Always the same cubicle. The one furthest away from the door. I’m silent when I’m in there despite the tears that fall from my eyes.
My hand trembled as I used the razor blade to make the first cut. It’s simple, perfect beauty sliced through the skin. The calmness hit me instantly. I wondered if it was how a heroin addict felt when taking a hit. The relief, the release. The feeling of inner peace.
I sat back against the cistern with my eyes closed, my mind blank and calm, my breathing deep and even, totally relaxed.
Two more and I was ready to face the world.
As I walked back to my dorm, I could feel the fresh cuts rubbing deliciously against the skin of my inner thigh despite the sterile plaster.
But the peace inside was fleeting.
All too soon the memories of home returned; the hushed conversations that stopped completely when I walked into the room. The three of them looking away unable to face me. My feelings of being a stranger in my own home. My mother spending hours in Saffie’s room. My father making secret phone calls that he claimed were for work.
I tried to talk to my mother. I tried to explain.
‘Not now, Sadie,’ she said. ‘Don’t bother me with this right now.’
So I slunk back into the shadows and watched until it was time to come back. Just waiting for the chance to get into my cubicle at the end of the row.
But the hungry demons have not been quieted. The feelings are worse than ever.
I don’t know how to shut them up and then I remember what I’ve been told and I pop the pill right into my mouth.
Oh Sadie, I see now that I did you a favour. You were too unhappy to live.
I know you so much better now from reading your innermost thoughts. I understand your pain, and I know that you thank me for setting you free.

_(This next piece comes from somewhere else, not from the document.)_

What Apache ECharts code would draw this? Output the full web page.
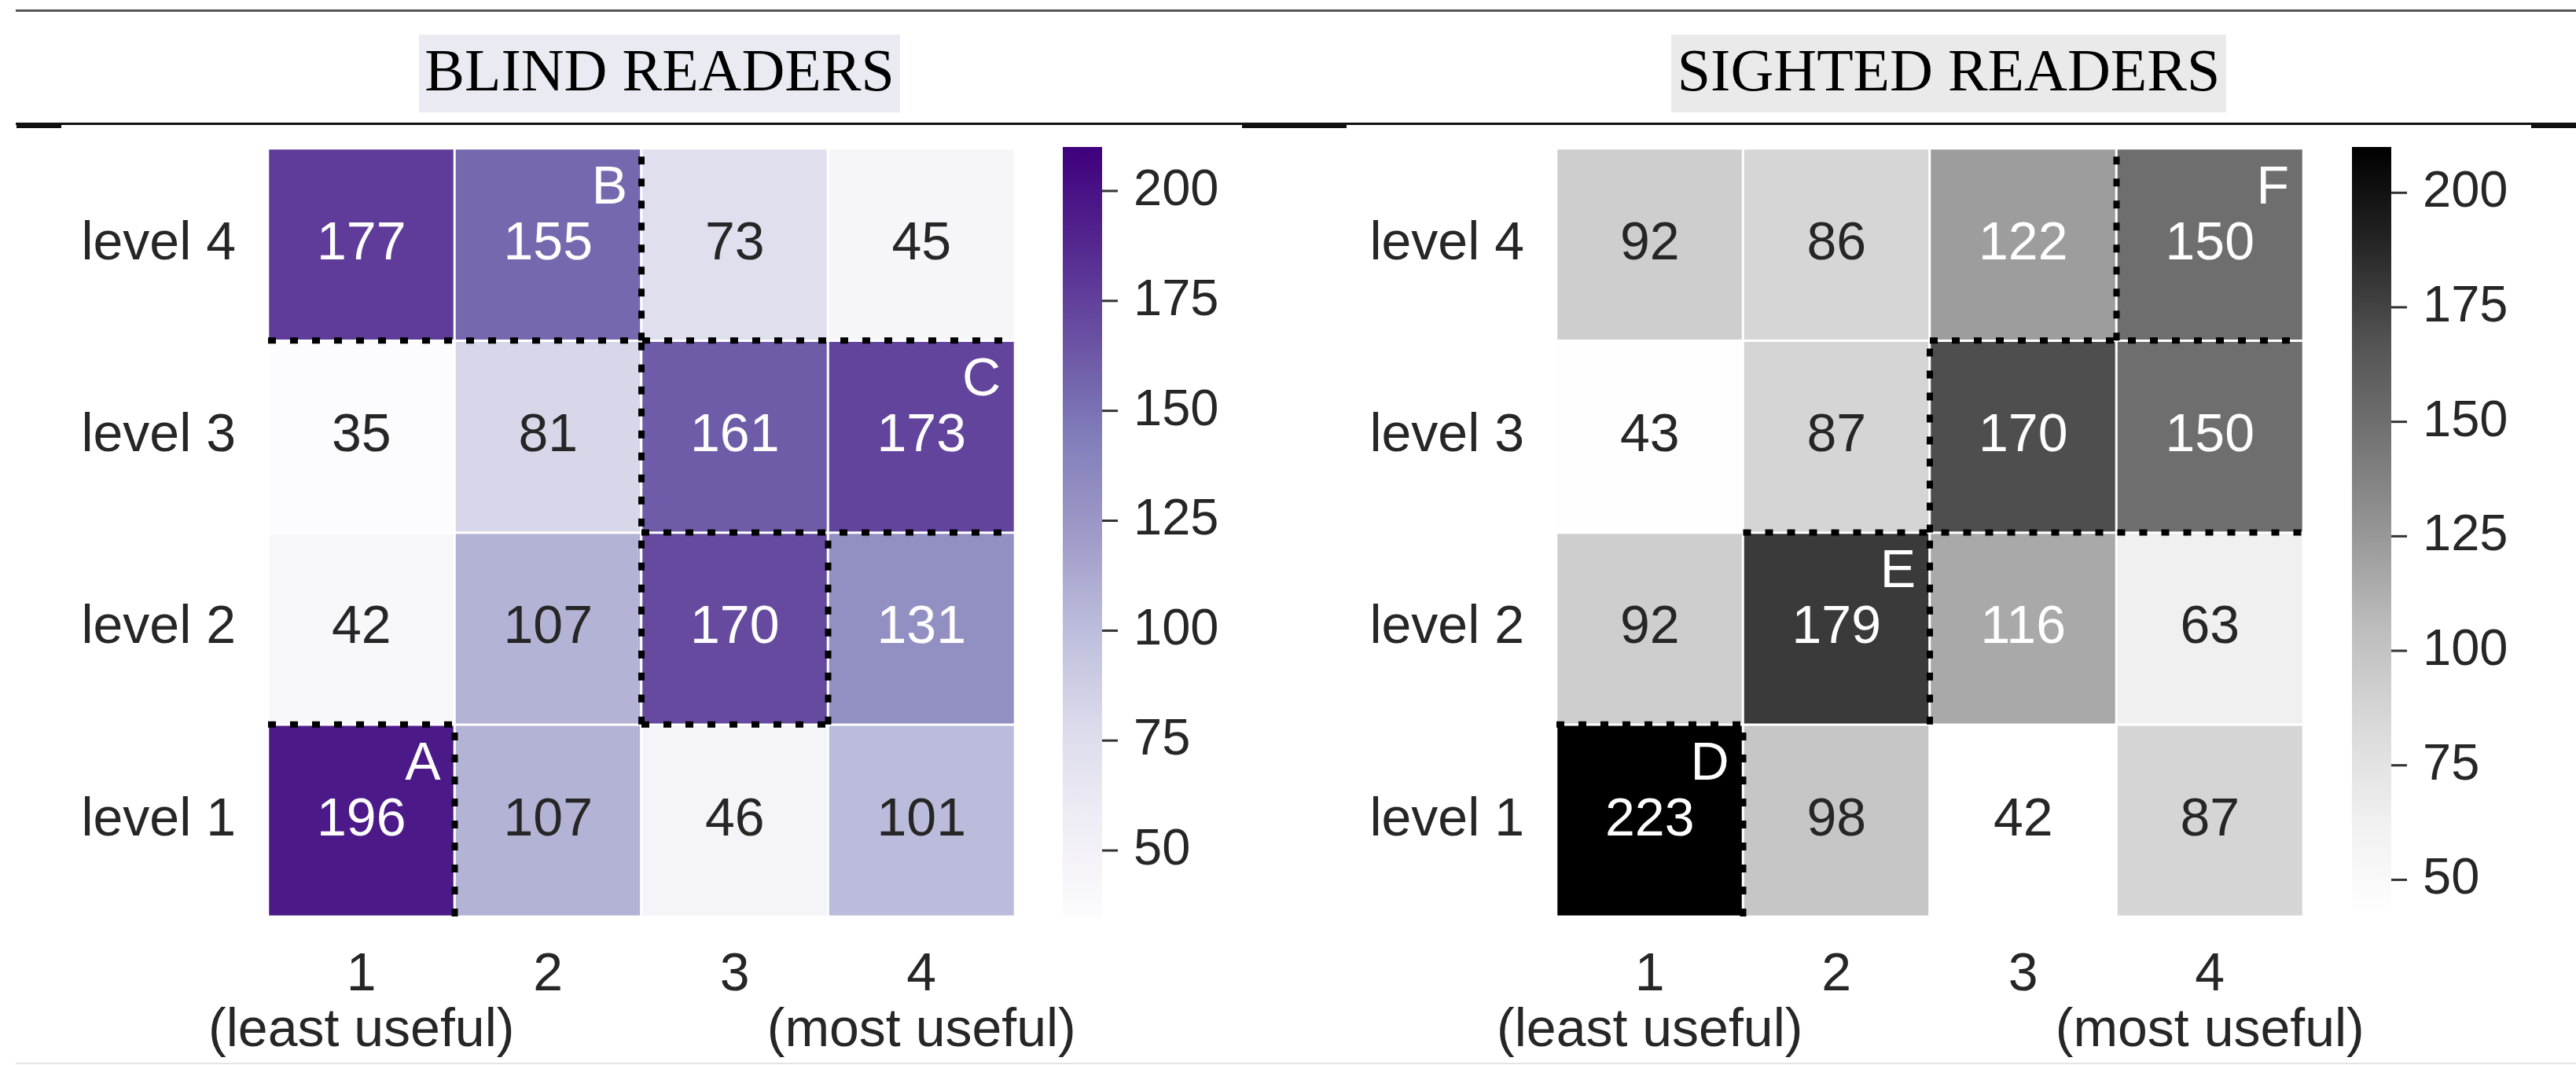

And now you’re not alone. You have your good friend Shaun to keep you company.
It wasn’t the same, though, Sadie. You were the first and you were special. Very special.
Shaun fought so much harder than you. He made it so bloody hard. My sense of satisfaction and righteousness, enjoyed and relished after your death, was nowhere to be found. He didn’t follow my script.
If he’d just stayed calm and eaten the fucking nuts – but he clamped his mouth shut. If he’d just chewed them I wouldn’t have had to get rough, but his teeth were welded together because he understood that he was about to die.
He tried to run past me, back into the hall, but I blocked his way and threw him to the ground. I lay across him using my weight to pin him down. I forced a handful of peanuts into his mouth and held it closed, one hand on his head and one beneath his chin.
He chewed and whimpered as the nuts began to go down and he realised the horror that was to come.
And horrific it was. I stood aside as he writhed and shook and dribbled and trembled and tried to crawl towards me, his face contorted with pain and fear. But eventually he stilled.
And as his small body fell against the tiled floor I heard the sound of the gym hall door close.
Someone must have heard us, and I need to find out who.
Forty-Five
Kim parked outside St Paul’s Chambers on Caroline Street in the Jewellery Quarter.
‘I remember it in the old days,’ Bryant moaned as they got out of the car.